[Begin RECORDED INFORMATION]

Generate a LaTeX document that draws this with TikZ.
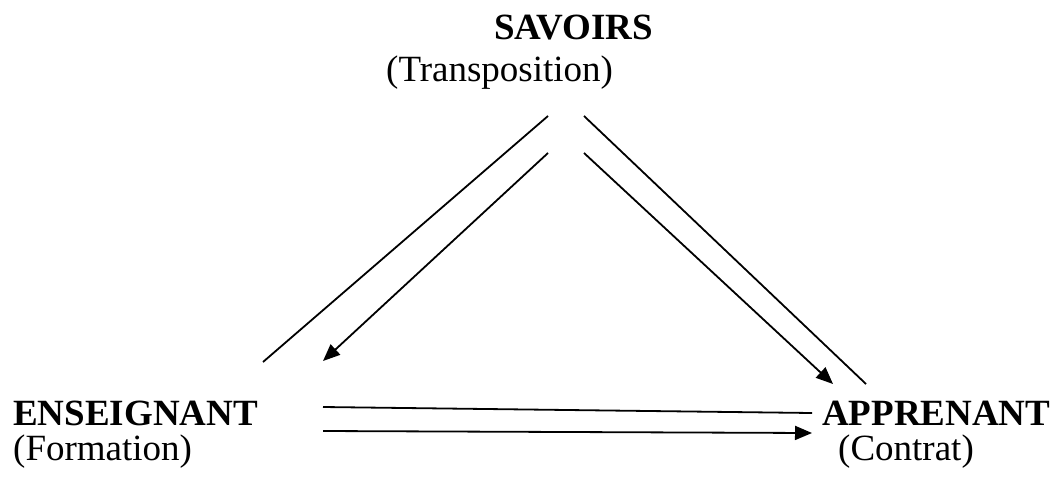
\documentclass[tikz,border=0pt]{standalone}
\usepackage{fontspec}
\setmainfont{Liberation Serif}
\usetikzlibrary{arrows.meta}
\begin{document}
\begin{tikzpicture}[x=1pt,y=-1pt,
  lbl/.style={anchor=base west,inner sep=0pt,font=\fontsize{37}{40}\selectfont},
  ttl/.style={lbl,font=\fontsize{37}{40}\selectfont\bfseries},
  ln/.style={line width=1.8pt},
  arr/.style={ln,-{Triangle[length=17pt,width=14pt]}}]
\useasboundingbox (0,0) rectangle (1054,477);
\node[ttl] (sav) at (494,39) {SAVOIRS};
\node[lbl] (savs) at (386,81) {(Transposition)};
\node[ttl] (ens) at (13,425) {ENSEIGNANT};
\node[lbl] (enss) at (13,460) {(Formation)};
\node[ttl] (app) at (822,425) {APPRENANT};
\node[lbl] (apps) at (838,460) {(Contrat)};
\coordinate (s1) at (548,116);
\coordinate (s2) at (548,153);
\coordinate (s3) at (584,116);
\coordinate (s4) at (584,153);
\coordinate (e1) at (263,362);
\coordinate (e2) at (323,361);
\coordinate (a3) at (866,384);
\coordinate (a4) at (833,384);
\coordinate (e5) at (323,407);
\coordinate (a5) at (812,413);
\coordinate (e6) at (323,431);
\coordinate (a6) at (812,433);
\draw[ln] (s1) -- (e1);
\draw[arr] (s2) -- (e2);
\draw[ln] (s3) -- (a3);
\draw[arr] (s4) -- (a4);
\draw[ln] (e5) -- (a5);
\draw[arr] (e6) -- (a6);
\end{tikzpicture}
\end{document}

[End RECORDED INFORMATION]

:: THE REQUEST ::
Copy the data exactly. Any picture it contains is to be omitted.

:: TASK ANSWER ::
Generate a LaTeX document that draws this with TikZ.
\documentclass[tikz,border=0pt]{standalone}
\usepackage{fontspec}
\setmainfont{Liberation Serif}
\usetikzlibrary{arrows.meta}
\begin{document}
\begin{tikzpicture}[x=1pt,y=-1pt,
  lbl/.style={anchor=base west,inner sep=0pt,font=\fontsize{37}{40}\selectfont},
  ttl/.style={lbl,font=\fontsize{37}{40}\selectfont\bfseries},
  ln/.style={line width=1.8pt},
  arr/.style={ln,-{Triangle[length=17pt,width=14pt]}}]
\useasboundingbox (0,0) rectangle (1054,477);
\node[ttl] (sav) at (494,39) {SAVOIRS};
\node[lbl] (savs) at (386,81) {(Transposition)};
\node[ttl] (ens) at (13,425) {ENSEIGNANT};
\node[lbl] (enss) at (13,460) {(Formation)};
\node[ttl] (app) at (822,425) {APPRENANT};
\node[lbl] (apps) at (838,460) {(Contrat)};
\coordinate (s1) at (548,116);
\coordinate (s2) at (548,153);
\coordinate (s3) at (584,116);
\coordinate (s4) at (584,153);
\coordinate (e1) at (263,362);
\coordinate (e2) at (323,361);
\coordinate (a3) at (866,384);
\coordinate (a4) at (833,384);
\coordinate (e5) at (323,407);
\coordinate (a5) at (812,413);
\coordinate (e6) at (323,431);
\coordinate (a6) at (812,433);
\draw[ln] (s1) -- (e1);
\draw[arr] (s2) -- (e2);
\draw[ln] (s3) -- (a3);
\draw[arr] (s4) -- (a4);
\draw[ln] (e5) -- (a5);
\draw[arr] (e6) -- (a6);
\end{tikzpicture}
\end{document}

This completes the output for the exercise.